A database does not exist in isolation. Neither does a team, a model, or a training program. They participate in a system — inputs, outputs, delays, feedback loops, and the occasional surprise that arrives precisely because someone optimized a local metric and ignored the whole.
That is the lens I call systems thinking, and it is one of the through-lines connecting my engineering work, Expert Vision research, and how I advise organizations through complex change.
Seeing the whole
Novices troubleshoot components. Experts troubleshoot relationships — what depends on what, what fails silently, where information degrades, which incentives pull behavior away from stated goals.

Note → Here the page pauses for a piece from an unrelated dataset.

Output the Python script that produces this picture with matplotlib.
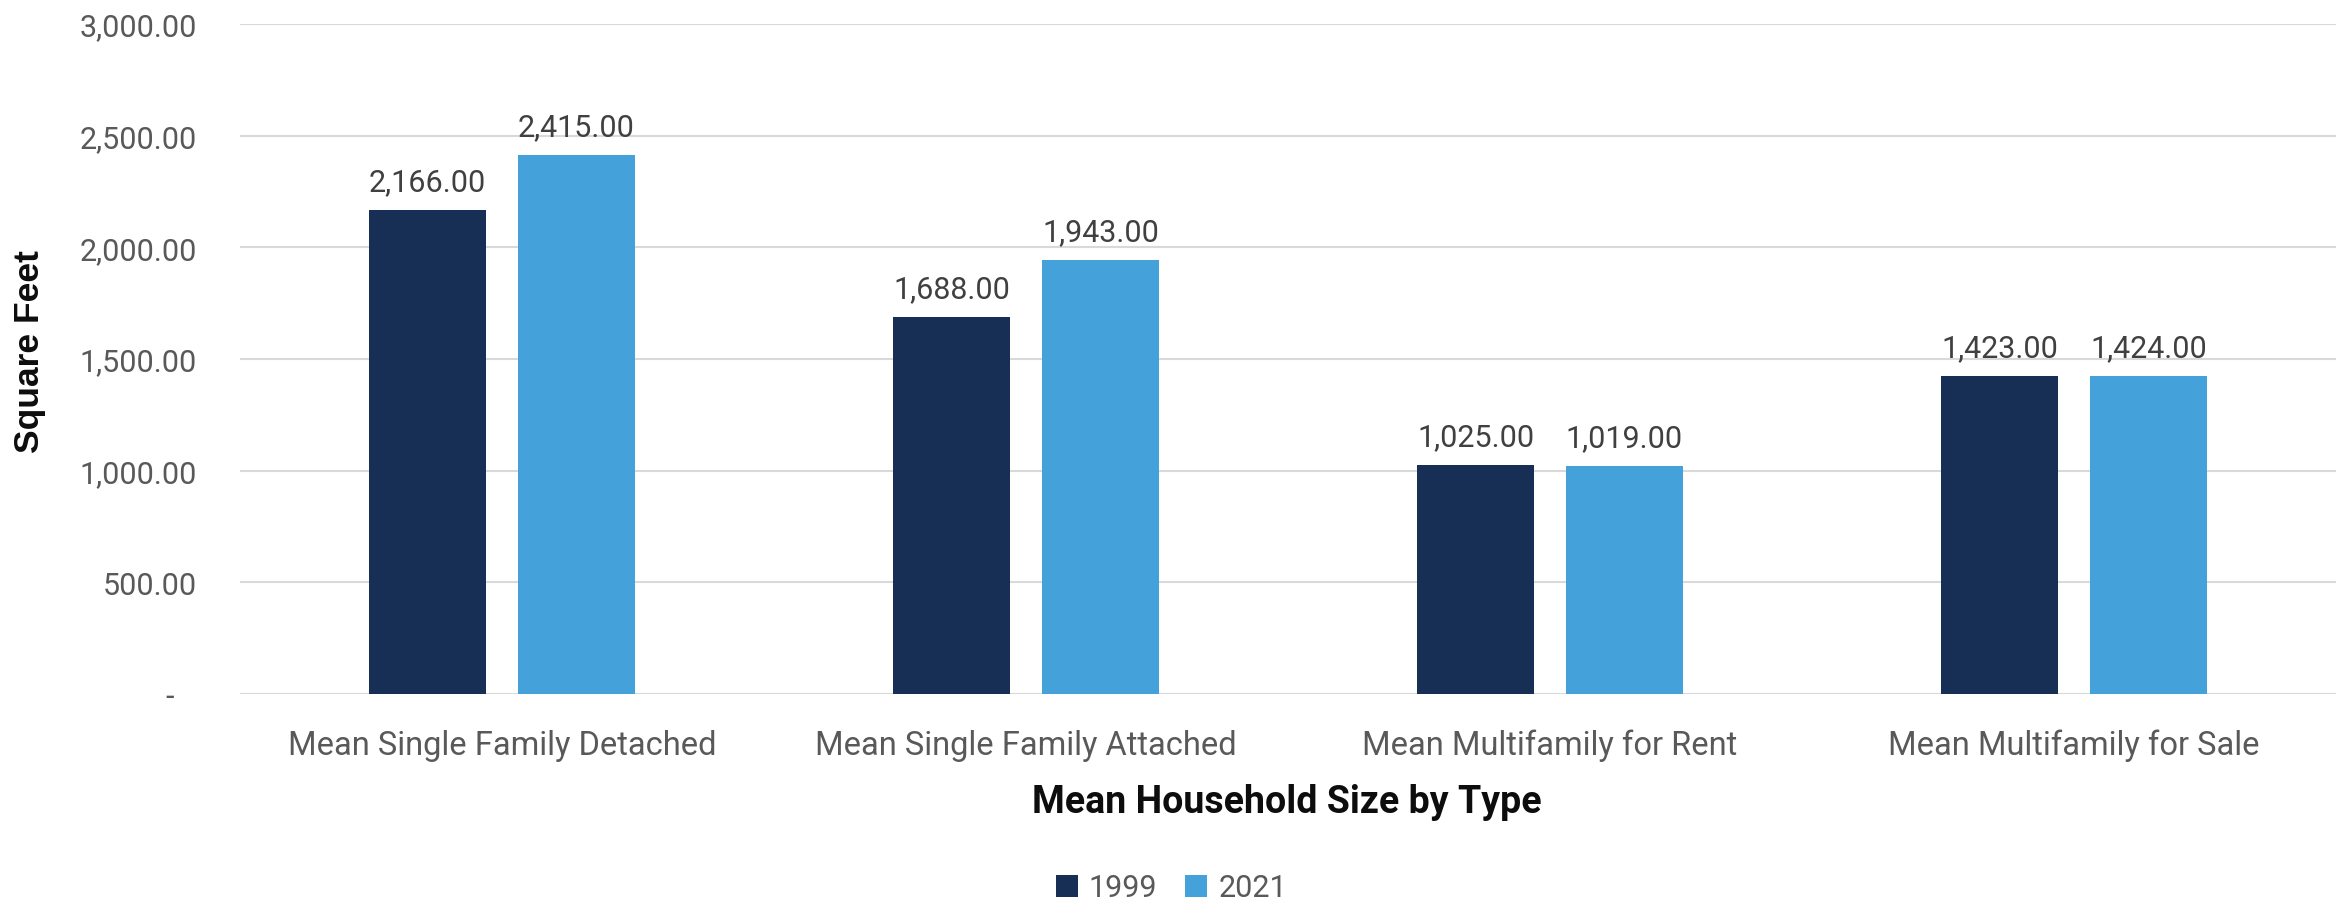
import numpy as np
import matplotlib
matplotlib.use('Agg')
import matplotlib.pyplot as plt
from matplotlib.ticker import FuncFormatter

# datos: superficie media por tipo de vivienda
categorias = ['Mean Single Family Detached', 'Mean Single Family Attached',
              'Mean Multifamily for Rent', 'Mean Multifamily for Sale']
anios = ['1999', '2021']
valores_1999 = [2166, 1688, 1025, 1423]
valores_2021 = [2415, 1943, 1019, 1424]
ticks_y = [0, 500, 1000, 1500, 2000, 2500, 3000]

colores = ['#172F54', '#44A1DA']

plt.rcParams['font.family'] = ['Roboto', 'DejaVu Sans']

fig = plt.figure(figsize=(23.49, 9.04), dpi=100)
ax = fig.add_axes([240 / 2349, 1 - 695 / 904, 2096 / 2349, 670 / 904])

x = np.arange(len(categorias))
ancho = 0.223
desp = 0.142

b1 = ax.bar(x - desp, valores_1999, ancho, color=colores[0], label=anios[0], zorder=3)
b2 = ax.bar(x + desp, valores_2021, ancho, color=colores[1], label=anios[1], zorder=3)

for barras in (b1, b2):
    ax.bar_label(barras, labels=[f'{v:,.2f}' for v in barras.datavalues],
                 padding=10, fontsize=22, color='#404040')

# ejes
ax.set_xlim(-0.5, len(categorias) - 0.5)
ax.set_ylim(0, 3000)
ax.set_yticks(ticks_y)
ax.yaxis.set_major_formatter(FuncFormatter(lambda v, p: '-   ' if v == 0 else f'{v:,.2f}'))
ax.set_xticks(x)
ax.set_xticklabels(categorias)
ax.tick_params(axis='y', length=0, pad=31, labelsize=22, labelcolor='#595959')
ax.tick_params(axis='x', length=0, pad=25, labelsize=23.5, labelcolor='#595959')
ax.grid(axis='y', color='#D9D9D9', linewidth=1.5, zorder=0)
for s in ax.spines.values():
    s.set_visible(False)

fig.text(0.548, 1 - 813 / 904, 'Mean Household Size by Type', fontsize=27,
         fontweight='bold', color='#0D0D0D', ha='center', va='baseline')
fig.text(30 / 2349, 1 - 352 / 904, 'Square Feet', fontsize=25.5, fontweight='bold',
         color='#0D0D0D', rotation=90, ha='center', va='center',
         family=['Liberation Sans', 'DejaVu Sans'])

leg = fig.legend(loc='center', bbox_to_anchor=(1171.5 / 2349, 1 - 889 / 904), ncol=2,
                 frameon=False, fontsize=22, handlelength=0.72, handleheight=0.72,
                 handletextpad=0.36, columnspacing=0.92, borderpad=0)
for t in leg.get_texts():
    t.set_color('#595959')

fig.savefig('out.png', dpi=100)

In production systems, that means tracing data lineage, failure domains, and operational habits alongside service diagrams. In learning environments, it means asking how feedback reaches the learner, and whether practice conditions match performance conditions. In AI adoption, it means treating governance, platform, and culture as a single architecture — because that is what they are.
Why this belongs in research
Systems thinking is not a buzzword on a whiteboard. It is a researchable stance: you can observe how organizations respond to platform shifts, how teams absorb new tools, how experts re-anchor under pressure, and how small design choices compound over quarters.
Expert Vision studies perception and decision at the individual level. Systems thinking asks the adjacent question: what environment makes those perceptions and decisions better or worse? The two inform each other.
What I look for
When I evaluate a complex environment — technical or organizational — I keep returning to a short list:
- Where are the feedback loops? Can people see outcomes of their decisions quickly enough to learn?
- Where are the boundaries? What fails independently, and what fails together?
- What is being optimized locally at the expense of the whole?
- What expertise is trapped in individuals instead of encoded in systems that respect human judgment?
An open question
We talk about “scaling” constantly. But scale what — throughput, reliability, learning, trust?
Maybe the honest answer is that we scale what we measure. Which suggests a quieter discipline: choose better measures of the whole system, not just the loudest subsystem.
That is the work I am interested in. Not drawing bigger boxes. Learning to see the arrows between them.